Still, art was to play a leading role in Walska’s life. After her marriage to McCormick in 1922, she purchased the Theater des Champs Elysées in Paris. Much later, Walska assured the world that “Love comes and goes on its own accord, like a fever. Nothing can stop it, nothing can prolong it either… My reputation was entirely my own creation for self-defense… I was considered to be an exceptionally level-headed woman, a thousand-headed monster, a hard-working machine.”

During her life in Europe, Walska led a glamorous life and, for some time, even had her own brand of cosmetics. Shortly thereafter and very reluctantly, with the start of World War II, she was forced to leave Paris for the United States. It was there that her life was to change completely. She stopped appearing in society, and in 1941 she purchased from the Gravits family an estate of some 15 hectares near Santa Barbara, California. Increasingly obsessed with herbalism, the place was to become her life’s passion.

With the help of her final husband, a yogi known as the White Lama, Walska put all of her energy into what was to become her masterpiece: a garden later to be renamed Lotusland. In France, Walska purchased many of the statues to decorate the garden already plotted by the previous owners in the dramatic style of a Renaissance Italian garden. At some point, she intended to call the garden “Tibetland” upon bringing several Tibetan lamas to live there. This project was thwarted by the political impediments to transferring Buddhist monks to live in the United States.

Madame Walska’s garden is, in fact, multiple gardens. Each was named arbitrarily at the whim of the owner: the “Blue Garden,” the “Australian Garden,” and the “Bromeliad Garden” are just some of them. The “Water Garden” is populated by lilies and the enormous lotuses which lend their name to the place. An unexpected Eden, it’s also filled with strange objects alluding to the Parisian Belle Epoque and to the other eccentric tastes of its creator – who, by the way, also liked to consult the Ouija board.

The labyrinthine garden also includes an insectary, a Japanese garden, and an aquatic garden with a pool surrounded by fountains, seashells, and snails, as well as an open-air theater decorated with statues emulating the grotesque style of the 17th century and many characters from the plays of Molière. One can also find, among the paradisiacal landscapes, giant pieces of colored glass which decorate the dreamscape like enormous gemstones.

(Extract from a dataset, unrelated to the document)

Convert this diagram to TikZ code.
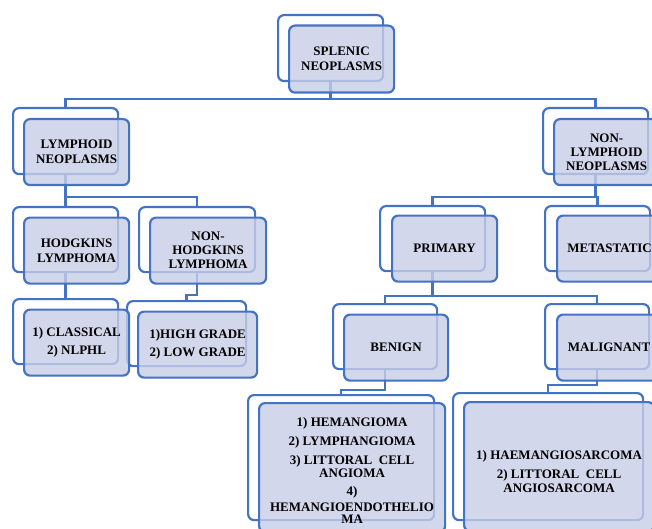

At the heart of the property is a pink Mediterranean style house and surrounded by dozens of cactus species. In this beautiful, surreal house, Madame Ganna Walska lived until she was 96 years old surrounded by her nearly 3,000 species of plants, the true loves of her life. Shortly before her death, Walska auctioned much of her jewelry to make one last garden, as a habitat for cicads: the final gesture of this special woman who ultimately found purpose in her life was a grand California orchard.